The standard Dremel® 290 is supplied with a stylus in the box, but you'll find that this is not suitable for fossil preparation. It's too fat, too small and the tungsten carbide is of a metalworking grade and so wears to practically nothing in no time. We recommend using purpose built fossil preparation styli to get the most out of your Dremel. It seems counterintuitive, but the very fine tungsten carbide needles actually focus what power the Dremel does have leading to more power transmission than a wider, chunkier stylus.
The Dremel 290 in action prepping an ammonite
What is Tungsten Carbide and why do I need it?
Stone-grade tungsten carbide (not metalworking grade) is by far the best material for fossil preparation – it withstands the abrasive nature of rock and stays sharp far longer than other metals like steel which will quickly blunt and wear down to nothing. We use the same top quality, high grade tungsten carbide in our Dremel nibs as we do in our air tools.
Keeps its shape well
Less sharpening than other metals/grades of tungsten carbide
Hard and tough!
The compromise is that tungsten carbide can be brittle. A stylus can last many years without requiring replacement when looked after correctly, but always consider the material when you're prepping and the most appropriate shape for the job. We recommend the chisel for instance for matrix removal on softer rocks, but not for harder rocks to prevent chipping of the edges. The short stylus is a much better candidate for matrix removal on harder rocks.
The number one with tungsten carbide is DO NOT DROP! It will break. It can also break if used as a lever to pry open a fissure in a rock.
Will these fit my Rotary Dremel?
Many people have a rotary Dremel® or Dremel-style tool in the house. Whilst these tips will fit, we wouldn't recommend trying to use a rotary tool for fossil preparation. The model we recommend using them with, the Dremel 290, is an electric engraver with a reciprocating or percussive action. This simply means that it moves back-and-forth rather than round-and-round. Think of it as a tiny, electrically powered hammer and chisel!
Will these fit other electric engravers?
These will fit some the electric engravers found in Aldi and Lidl, and some other brands. They do not fit the Record Power Engravers, but we can make custom tips for these separately if you contact us. Please note that the Record Power Engravers have been discontinued and remaining stocks are being sold through.
Health & Safety Advice
When working with rocks and fossils, please always wear a well-fitting medical grade dust mask. The minimum requirement would be a FFP3 or N99 mask (higher grade than FFP2 and N95) or a respirator. This is to prevent inhalation of stone dust, which is known to cause a lung condition called silicosis.
You should also use safety goggles to protect your eyes from flying rock chips, and you may wish to wear ear defenders.

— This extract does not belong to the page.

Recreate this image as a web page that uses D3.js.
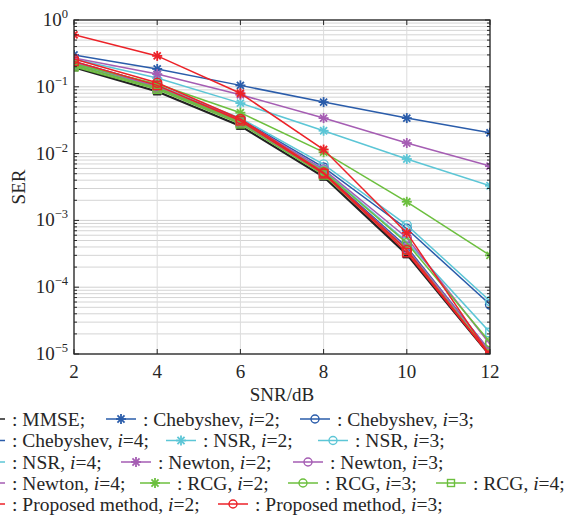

Another condition to be aware of is white finger - where the nerves are affected by vibration over a period of time. The Dremel vibrates quite a lot, and so should not be used for extended periods. Take frequent rest breaks, and if you have pins and needles/tingling you've done too much. Consult a doctor if you have any questions. Using a shock absorbing surface like a sandbag can help. Air pens vibrate a lot less, and so can be used for longer periods but precautions still need to be taken.